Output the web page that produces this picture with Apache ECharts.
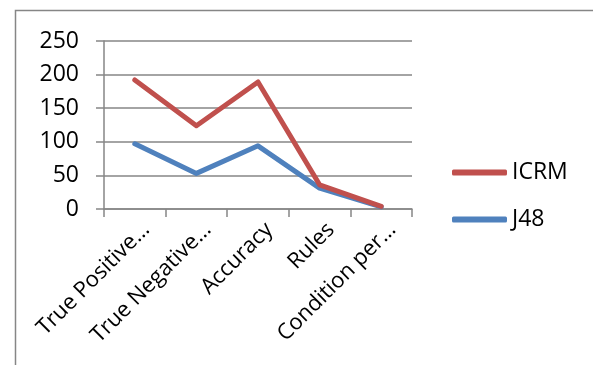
<!DOCTYPE html>
<html>
<head>
<meta charset="utf-8">
<style>
  html, body { margin: 0; padding: 0; background: #fff; }
  #chart { width: 593px; height: 365px; }
</style>
<script src="https://cdn.jsdelivr.net/npm/echarts@6/dist/echarts.min.js"></script>
</head>
<body>
<div id="chart"></div>
<script>
// Categories along the x axis (labels as shown, already shortened)
const categories = ['True Positive…', 'True Negative…', 'Accuracy', 'Rules', 'Condition per…'];

// Series values
const icrmValues = [192, 124, 189, 36, 4];
const j48Values = [97, 53, 94, 31, 3];

// Value axis ticks
const yTicks = [0, 50, 100, 150, 200, 250];

const seriesNames = ['ICRM', 'J48'];
const seriesColors = ['#C0504D', '#4F81BD'];

const FONT = '"Open Sans", "Liberation Sans", sans-serif';
const GRID_GREY = '#868686';

const chart = echarts.init(document.getElementById('chart'), null, { renderer: 'canvas' });

chart.setOption({
  animation: false,
  backgroundColor: '#ffffff',
  graphic: [{
    type: 'rect',
    shape: { x: 15.5, y: 10.5, width: 600, height: 400 },
    style: { fill: 'none', stroke: GRID_GREY, lineWidth: 1.5 },
    silent: true,
    z: -1
  }],
  grid: { left: 104, top: 41, width: 308, height: 168, containLabel: false },
  legend: {
    orient: 'vertical',
    left: 447,
    top: 156,
    itemWidth: 55,
    itemHeight: 6,
    itemGap: 24,
    icon: 'roundRect',
    data: seriesNames,
    textStyle: { fontFamily: FONT, fontSize: 23, color: '#000' }
  },
  xAxis: {
    type: 'category',
    data: categories,
    boundaryGap: true,
    axisLine: { lineStyle: { color: GRID_GREY, width: 1.5 } },
    axisTick: { show: true, length: 8, lineStyle: { color: GRID_GREY, width: 1.5 } },
    axisLabel: {
      interval: 0,
      rotate: 45,
      margin: 6,
      verticalAlign: 'top',
      lineHeight: 32,
      fontFamily: FONT,
      fontSize: 22,
      color: '#000'
    }
  },
  yAxis: {
    type: 'value',
    min: yTicks[0],
    max: yTicks[yTicks.length - 1],
    interval: yTicks[1] - yTicks[0],
    axisLine: { show: true, lineStyle: { color: GRID_GREY, width: 1.5 } },
    axisTick: { show: true, length: 8, lineStyle: { color: GRID_GREY, width: 1.5 } },
    splitLine: { lineStyle: { color: GRID_GREY, width: 1.5 } },
    axisLabel: { margin: 25, fontFamily: FONT, fontSize: 23, color: '#000' }
  },
  series: [
    {
      name: seriesNames[0],
      type: 'line',
      data: icrmValues,
      symbol: 'none',
      color: seriesColors[0],
      lineStyle: { width: 5, color: seriesColors[0], cap: 'round', join: 'round' },
      z: 3
    },
    {
      name: seriesNames[1],
      type: 'line',
      data: j48Values,
      symbol: 'none',
      color: seriesColors[1],
      lineStyle: { width: 5, color: seriesColors[1], cap: 'round', join: 'round' },
      z: 2
    }
  ]
});
</script>
</body>
</html>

**TASK REQUIREMENTS:**
Give again, word for word, every line from the top of the data above to the line holding "const categories = ['True", inclusive, with the pictures left out.

**FINAL RESULT:**
Output the web page that produces this picture with Apache ECharts.
<!DOCTYPE html>
<html>
<head>
<meta charset="utf-8">
<style>
  html, body { margin: 0; padding: 0; background: #fff; }
  #chart { width: 593px; height: 365px; }
</style>
<script src="https://cdn.jsdelivr.net/npm/echarts@6/dist/echarts.min.js"></script>
</head>
<body>
<div id="chart"></div>
<script>
// Categories along the x axis (labels as shown, already shortened)
const categories = ['True Positive…', 'True Negative…', 'Accuracy', 'Rules', 'Condition per…'];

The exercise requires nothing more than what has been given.